## REQUEST
Extract every line below that contains the word "this".

--- Begin ---

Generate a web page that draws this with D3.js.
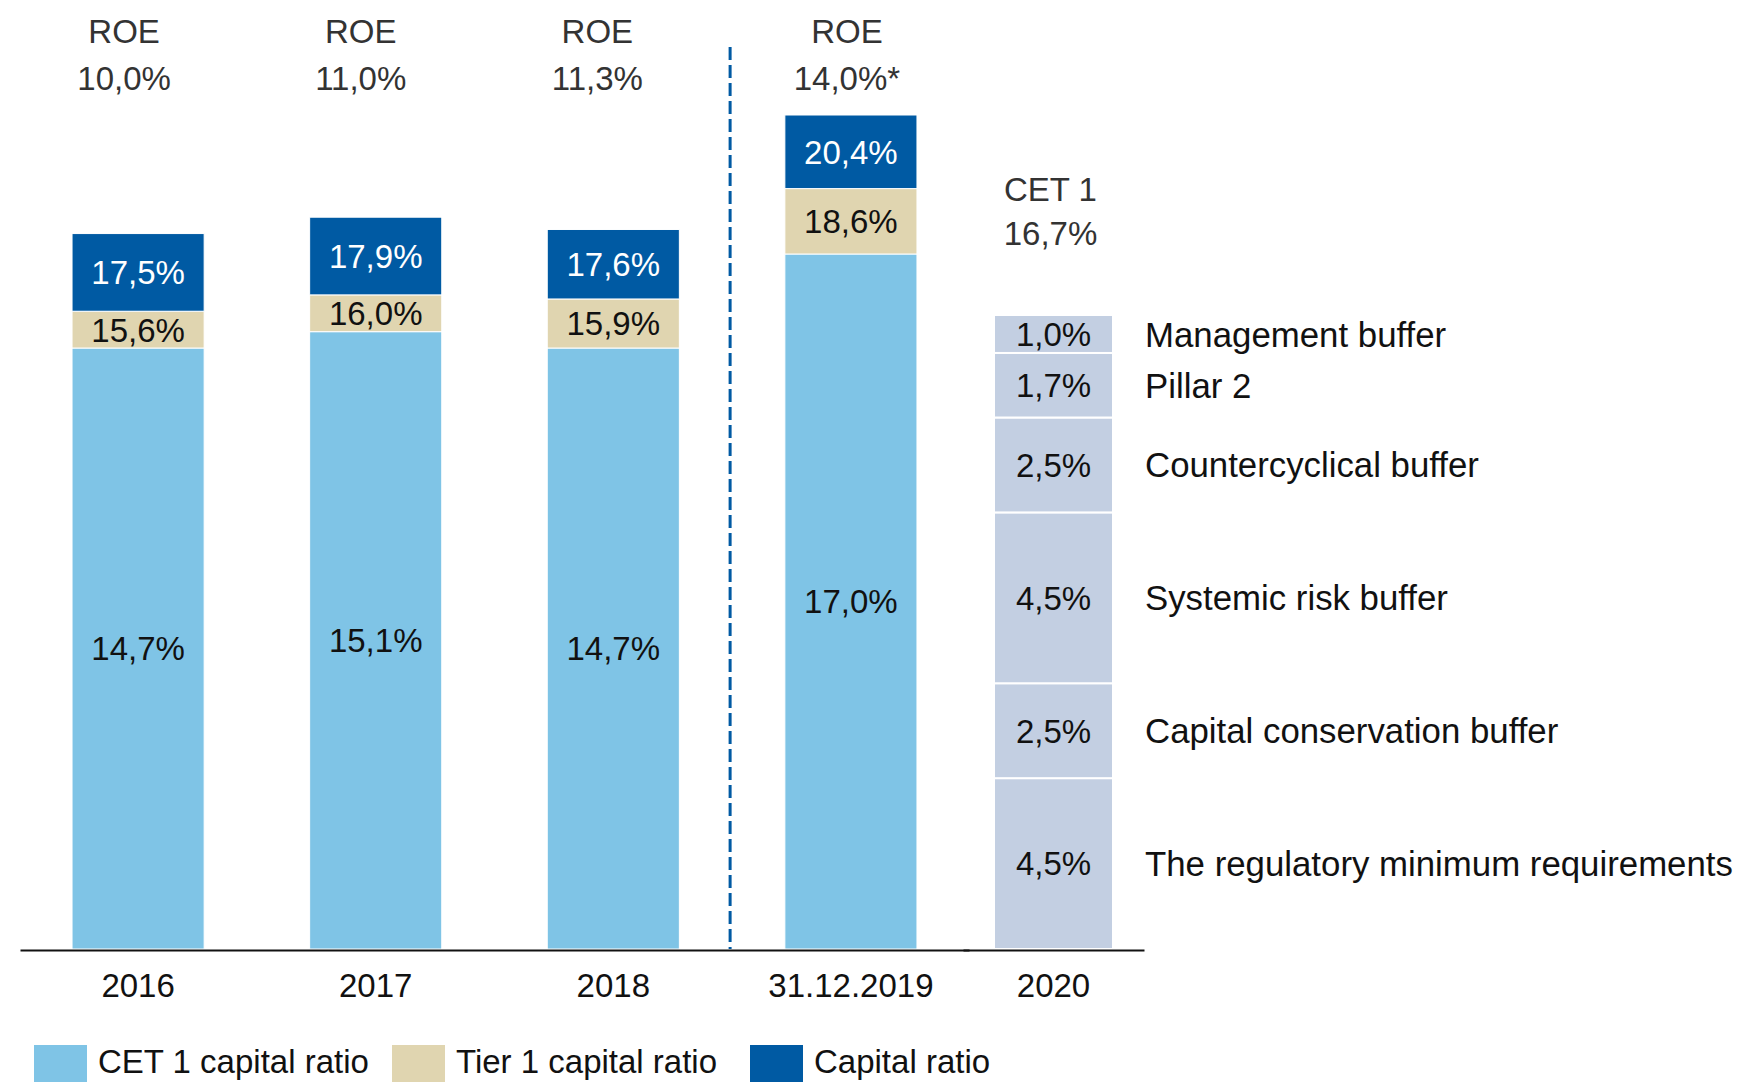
<!DOCTYPE html>
<html>
<head>
<meta charset="utf-8">
<script src="https://cdn.jsdelivr.net/npm/d3@7"></script>
<style>
  body { margin: 0; background: #fff; }
  svg text { font-family: "Liberation Sans", Arial, sans-serif; }
</style>
</head>
<body>
<svg id="chart" width="1741" height="1082"></svg>
<script>

// values
var years = ["2016", "2017", "2018", "31.12.2019"];
var cet1Ratio = [14.7, 15.1, 14.7, 17.0];
var tier1Ratio = [15.6, 16.0, 15.9, 18.6];
var capitalRatio = [17.5, 17.9, 17.6, 20.4];
var roeLabels = ["10,0%", "11,0%", "11,3%", "14,0%*"];

// 2020 requirement, bottom to top
var reqNames = ["The regulatory minimum requirements", "Capital conservation buffer",
  "Systemic risk buffer", "Countercyclical buffer", "Pillar 2", "Management buffer"];
var reqValues = [4.5, 2.5, 4.5, 2.5, 1.7, 1.0];
var reqYear = "2020";

var legendNames = ["CET 1 capital ratio", "Tier 1 capital ratio", "Capital ratio"];

var colCet1 = "#7fc4e6", colTier1 = "#e0d5b0", colCap = "#005aa3", colReq = "#c3cfe2";

var fmt = function (v) { return d3.format(".1f")(v).replace(".", ",") + "%"; };

var svg = d3.select("#chart");
var baseY = 949;
var fs = 33;

// left part (history), own scale
var x = d3.scaleBand().domain(years).range([20, 969]).paddingInner(0.444).paddingOuter(0.219);
var y = d3.scaleLinear().domain([0, d3.max(capitalRatio)]).range([baseY, 115]);

// right part (2020 requirement) is drawn on a slightly different scale
var reqTotal = d3.sum(reqValues);
var x2 = d3.scaleBand().domain([reqYear]).range([963, 1144]).padding(0.2066);
var y2 = d3.scaleLinear().domain([0, reqTotal]).range([baseY, 315]);

// build segments for stacked bars
var segs = [];
years.forEach(function (yr, i) {
  segs.push({ yr: yr, lo: 0, hi: cet1Ratio[i], col: colCet1, txt: "#111" });
  segs.push({ yr: yr, lo: cet1Ratio[i], hi: tier1Ratio[i], col: colTier1, txt: "#111" });
  segs.push({ yr: yr, lo: tier1Ratio[i], hi: capitalRatio[i], col: colCap, txt: "#fff" });
});

var g = svg.append("g");
g.selectAll("rect.bar")
  .data(segs)
  .enter().append("rect")
    .attr("class", "bar")
    .attr("x", function (d) { return x(d.yr); })
    .attr("width", x.bandwidth())
    .attr("y", function (d) { return y(d.hi); })
    .attr("height", function (d) { return y(d.lo) - y(d.hi); })
    .attr("fill", function (d) { return d.col; })
    .attr("stroke", "#fff")
    .attr("stroke-width", 1);

g.selectAll("text.val")
  .data(segs)
  .enter().append("text")
    .attr("class", "val")
    .attr("x", function (d) { return x(d.yr) + x.bandwidth() / 2; })
    .attr("y", function (d) { return (y(d.lo) + y(d.hi)) / 2; })
    .attr("dy", "0.36em")
    .attr("text-anchor", "middle")
    .attr("font-size", fs)
    .attr("fill", function (d) { return d.txt; })
    .text(function (d) { return fmt(d.hi); });

// ROE above each bar
var roeShift = [-14, -15, -16, -4];
var roe = g.selectAll("g.roe")
  .data(years)
  .enter().append("g")
    .attr("class", "roe")
    .attr("transform", function (d, i) { return "translate(" + (x(d) + x.bandwidth() / 2 + roeShift[i]) + ",0)"; });
roe.append("text").attr("y", 43).attr("text-anchor", "middle").attr("font-size", fs).attr("fill", "#333").text("ROE");
roe.append("text").attr("y", 90).attr("text-anchor", "middle").attr("font-size", fs).attr("fill", "#333")
  .text(function (d, i) { return roeLabels[i]; });

// 2020 requirement stack
var acc = 0;
var reqSegs = reqValues.map(function (v, i) {
  var s = { name: reqNames[i], v: v, lo: acc, hi: acc + v };
  acc += v;
  return s;
});

g.selectAll("rect.req")
  .data(reqSegs)
  .enter().append("rect")
    .attr("class", "req")
    .attr("x", x2(reqYear))
    .attr("width", x2.bandwidth())
    .attr("y", function (d) { return y2(d.hi); })
    .attr("height", function (d) { return y2(d.lo) - y2(d.hi); })
    .attr("fill", colReq)
    .attr("stroke", "#fff")
    .attr("stroke-width", 2);

g.selectAll("text.reqv")
  .data(reqSegs)
  .enter().append("text")
    .attr("class", "reqv")
    .attr("x", x2(reqYear) + x2.bandwidth() / 2)
    .attr("y", function (d) { return (y2(d.lo) + y2(d.hi)) / 2; })
    .attr("dy", "0.36em")
    .attr("text-anchor", "middle")
    .attr("font-size", fs)
    .attr("fill", "#111")
    .text(function (d) { return fmt(d.v); });

g.selectAll("text.reqn")
  .data(reqSegs)
  .enter().append("text")
    .attr("class", "reqn")
    .attr("x", 1145)
    .attr("y", function (d) { return (y2(d.lo) + y2(d.hi)) / 2; })
    .attr("dy", "0.36em")
    .attr("font-size", 34.8)
    .attr("fill", "#111")
    .text(function (d) { return d.name; });

var cx2 = x2(reqYear) + x2.bandwidth() / 2;
g.append("text").attr("x", cx2 - 3).attr("y", 201).attr("text-anchor", "middle").attr("font-size", fs).attr("fill", "#333").text("CET 1");
g.append("text").attr("x", cx2 - 3).attr("y", 245).attr("text-anchor", "middle").attr("font-size", fs).attr("fill", "#333").text(fmt(reqTotal));

// dashed separator between history and 2019
var sepX = (x(years[2]) + x.bandwidth() + x(years[3])) / 2 - 2;
g.append("line")
  .attr("x1", sepX).attr("x2", sepX)
  .attr("y1", 47).attr("y2", baseY)
  .attr("stroke", colCap)
  .attr("stroke-width", 3)
  .attr("stroke-dasharray", "13,5");

// Add the X Axes
function styleAxis(sel) {
  sel.select(".domain").attr("stroke", "#111").attr("stroke-width", 2);
  sel.selectAll(".tick text").attr("font-size", fs).attr("fill", "#111")
    .attr("font-family", "Liberation Sans, Arial, sans-serif");
}
svg.append("g")
  .attr("transform", "translate(0," + (baseY + 1) + ")")
  .call(d3.axisBottom(x).tickSize(0).tickPadding(24).tickSizeOuter(0))
  .call(styleAxis);
svg.append("g")
  .attr("transform", "translate(0," + (baseY + 1) + ")")
  .call(d3.axisBottom(x2).tickSize(0).tickPadding(24).tickSizeOuter(0))
  .call(styleAxis);

// legend (sits at the very bottom edge, as in the original)
var legX = [34, 392, 750];
var legCols = [colCet1, colTier1, colCap];
var leg = svg.selectAll("g.leg")
  .data(legendNames)
  .enter().append("g")
    .attr("class", "leg")
    .attr("transform", function (d, i) { return "translate(" + legX[i] + ",1045)"; });
leg.append("rect").attr("width", 53).attr("height", 37).attr("fill", function (d, i) { return legCols[i]; });
leg.append("text").attr("x", 64).attr("y", 28).attr("font-size", fs).attr("fill", "#111").text(function (d) { return d; });

</script>
</body>
</html>
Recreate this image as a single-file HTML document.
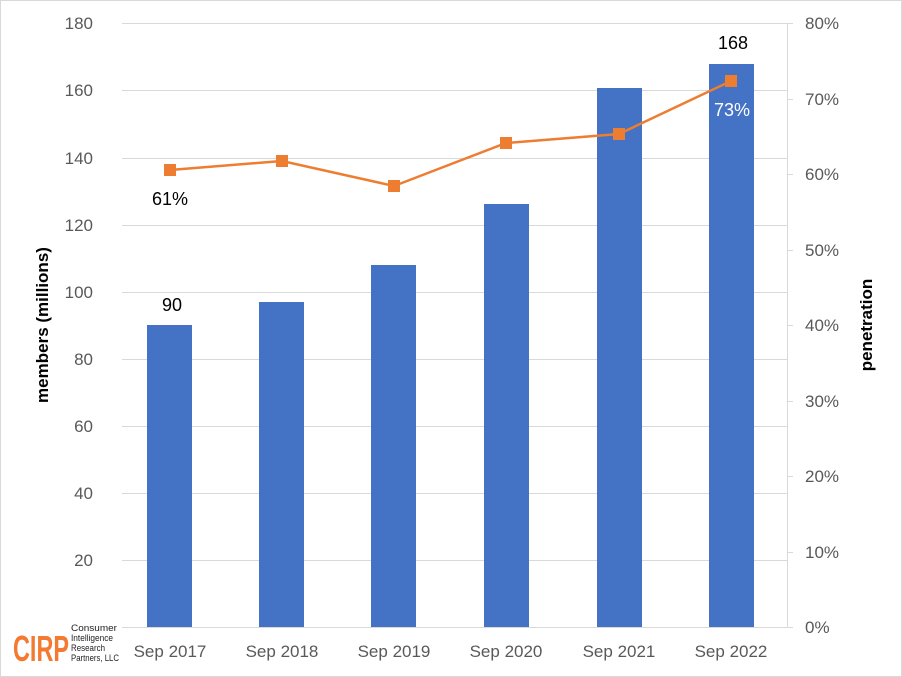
<!DOCTYPE html><html><head><style>body{margin:0}svg{display:block}text{font-family:"Liberation Sans",sans-serif}</style></head><body>
<svg width="902" height="677" xmlns="http://www.w3.org/2000/svg">
<rect x="0.5" y="0.5" width="901" height="676" fill="#fff" stroke="#d9d9d9"/>
<g stroke="#d9d9d9" stroke-width="1">
<line x1="122" x2="787" y1="23.5" y2="23.5"/><line x1="122" x2="787" y1="90.5" y2="90.5"/><line x1="122" x2="787" y1="158.5" y2="158.5"/><line x1="122" x2="787" y1="225.5" y2="225.5"/><line x1="122" x2="787" y1="292.5" y2="292.5"/><line x1="122" x2="787" y1="359.5" y2="359.5"/><line x1="122" x2="787" y1="426.5" y2="426.5"/><line x1="122" x2="787" y1="493.5" y2="493.5"/><line x1="122" x2="787" y1="560.5" y2="560.5"/><line x1="122" x2="787" y1="627.5" y2="627.5"/>
<line x1="787.5" x2="787.5" y1="23" y2="627"/>
<line x1="787" x2="793" y1="23.5" y2="23.5"/><line x1="787" x2="793" y1="99.5" y2="99.5"/><line x1="787" x2="793" y1="174.5" y2="174.5"/><line x1="787" x2="793" y1="250.5" y2="250.5"/><line x1="787" x2="793" y1="325.5" y2="325.5"/><line x1="787" x2="793" y1="401.5" y2="401.5"/><line x1="787" x2="793" y1="476.5" y2="476.5"/><line x1="787" x2="793" y1="552.5" y2="552.5"/><line x1="787" x2="793" y1="627.5" y2="627.5"/>
</g>
<g fill="#4472c4">
<rect x="147" y="325" width="45" height="302"/><rect x="259" y="302" width="45" height="325"/><rect x="371" y="265" width="45" height="362"/><rect x="484" y="204" width="45" height="423"/><rect x="597" y="88" width="45" height="539"/><rect x="709" y="64" width="45" height="563"/>
</g>
<polyline points="170,170 282,161 394,186 506,143 619,134 731,81" fill="none" stroke="#ed7d31" stroke-width="2.5"/>
<g fill="#ed7d31"><rect x="164" y="164" width="12" height="12"/><rect x="276" y="155" width="12" height="12"/><rect x="388" y="180" width="12" height="12"/><rect x="500" y="137" width="12" height="12"/><rect x="613" y="128" width="12" height="12"/><rect x="725" y="75" width="12" height="12"/></g>
<g font-size="17" fill="#595959" text-anchor="end">
<text x="93" y="29">180</text><text x="93" y="96">160</text><text x="93" y="164">140</text><text x="93" y="231">120</text><text x="93" y="298">100</text><text x="93" y="365">80</text><text x="93" y="432">60</text><text x="93" y="499">40</text><text x="93" y="566">20</text>
</g>
<g font-size="17" fill="#595959" text-anchor="start">
<text x="805" y="29">80%</text><text x="805" y="105">70%</text><text x="805" y="180">60%</text><text x="805" y="256">50%</text><text x="805" y="331">40%</text><text x="805" y="407">30%</text><text x="805" y="482">20%</text><text x="805" y="558">10%</text><text x="805" y="633">0%</text>
</g>
<g font-size="17" fill="#595959" text-anchor="middle">
<text x="170" y="657">Sep 2017</text><text x="282" y="657">Sep 2018</text><text x="394" y="657">Sep 2019</text><text x="506" y="657">Sep 2020</text><text x="619" y="657">Sep 2021</text><text x="731" y="657">Sep 2022</text>
</g>
<g font-size="18" text-anchor="middle">
<text x="172" y="311" fill="#000">90</text><text x="733" y="49" fill="#000">168</text><text x="170" y="205" fill="#000">61%</text><text x="732" y="116" fill="#fff">73%</text>
</g>
<text transform="translate(48,325) rotate(-90)" font-size="17" font-weight="bold" text-anchor="middle">members (millions)</text>
<text transform="translate(872,325) rotate(-90)" font-size="17" font-weight="bold" text-anchor="middle">penetration</text>
<text x="13" y="661" font-size="36" font-weight="bold" fill="#f47a32" textLength="56" lengthAdjust="spacingAndGlyphs">CIRP</text>
<g font-size="9.5" fill="#222"><text x="71" y="631" textLength="46" lengthAdjust="spacingAndGlyphs">Consumer</text><text x="71" y="641" textLength="42" lengthAdjust="spacingAndGlyphs">Intelligence</text><text x="71" y="651" textLength="34" lengthAdjust="spacingAndGlyphs">Research</text><text x="71" y="661" textLength="48" lengthAdjust="spacingAndGlyphs">Partners, LLC</text></g>
</svg>
</body></html>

--- End ---

## EXERCISE SOLUTION
Generate a web page that draws this with D3.js.
Recreate this image as a single-file HTML document.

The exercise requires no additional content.